Contact between sessions - Afraid T will drop me, at any moment

wisteria

Confident
So, I think I'm 2 months into my new therapist. Trust is a big struggle for me but I like him overall. But there is always a BUT. It dawned on me today (after our session) that I still fear him rejecting me (I also have issues with rejection). It doesn't help that we don't have a consistent schedule. At one point we had a month of appointments scheduled, but now we are down to 2 future appointments scheduled. Part of me apparently fears that he will drop me at any moment, I think. I don't think that is doing much for the trust. I'm really tempted to email him my concerns rather than waiting until our next appointment, but we never addressed contact between appointments. Obviously I could wait, but it's hard to trust someone who you don't think is going to stick around. Honestly, I'm kinda surprised he hasn't picked up on this issue sooner, but hey, I am a guarded so I'll let it slide. He did ask today if there was anything he could do to make me less anxious about therapy? Should I wait? Should I email him? I just don't know. I don't want to break any boundaries but it does seem relevant, rather than me worrying that he'll drop me.
 

wisteria

Confident
Update! Right off the bat I told my therapist my concerns about him "dropping me," citing my rejection and trust issues. He explained that his old place of employment encouraged NOT having a set schedule so he was 'stuck' in that mindset (my words, not his). He hasn't been at the new location for even a year yet. Anyway, I explained that I don't need a consistent schedule; more that I needed some reassurance that he wasn't going to desert me. He said he could do better than that and give me 6 future appointments, lol. In short, I'm really glad I brought it up and he thanked me for doing so. And yes, I was really tempted not to say anything so I took your advance @KayW and did it right away. Whew!
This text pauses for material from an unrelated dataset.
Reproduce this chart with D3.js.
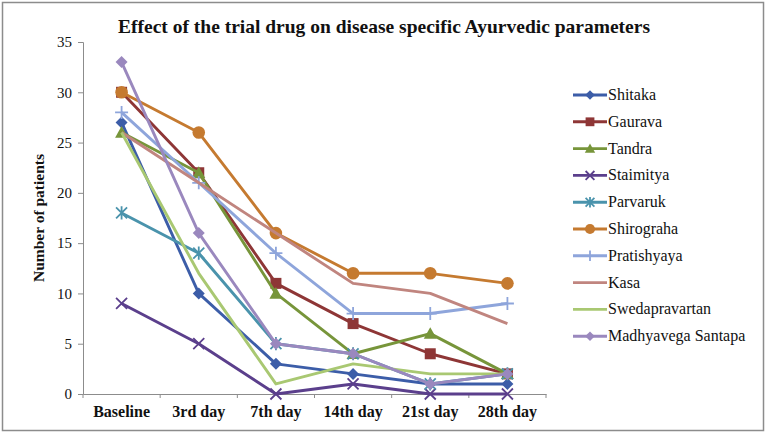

I couldn't quite bring myself to discuss contact between sessions but hey, something is better than nothing.😉
 

Movingforward10

MyPTSD Pro
Update! Right off the bat I told my therapist my concerns about him "dropping me," citing my rejection and trust issues. He explained that his old place of employment encouraged NOT having a set schedule so he was 'stuck' in that mindset (my words, not his). He hasn't been at the new location for even a year yet. Anyway, I explained that I don't need a consistent schedule; more that I needed some reassurance that he wasn't going to desert me. He said he could do better than that and give me 6 future appointments, lol. In short, I'm really glad I brought it up and he thanked me for doing so. And yes, I was really tempted not to say anything so I took your advance @KayW and did it right away. Whew!

I couldn't quite bring myself to discuss contact between sessions but hey, something is better than nothing.😉
Great! Go you! Hopefully this will help show you that it's perfectly ok to raise your needs with your T and they will respond positively. It's brave to do. And the more we do it, the easier it gets.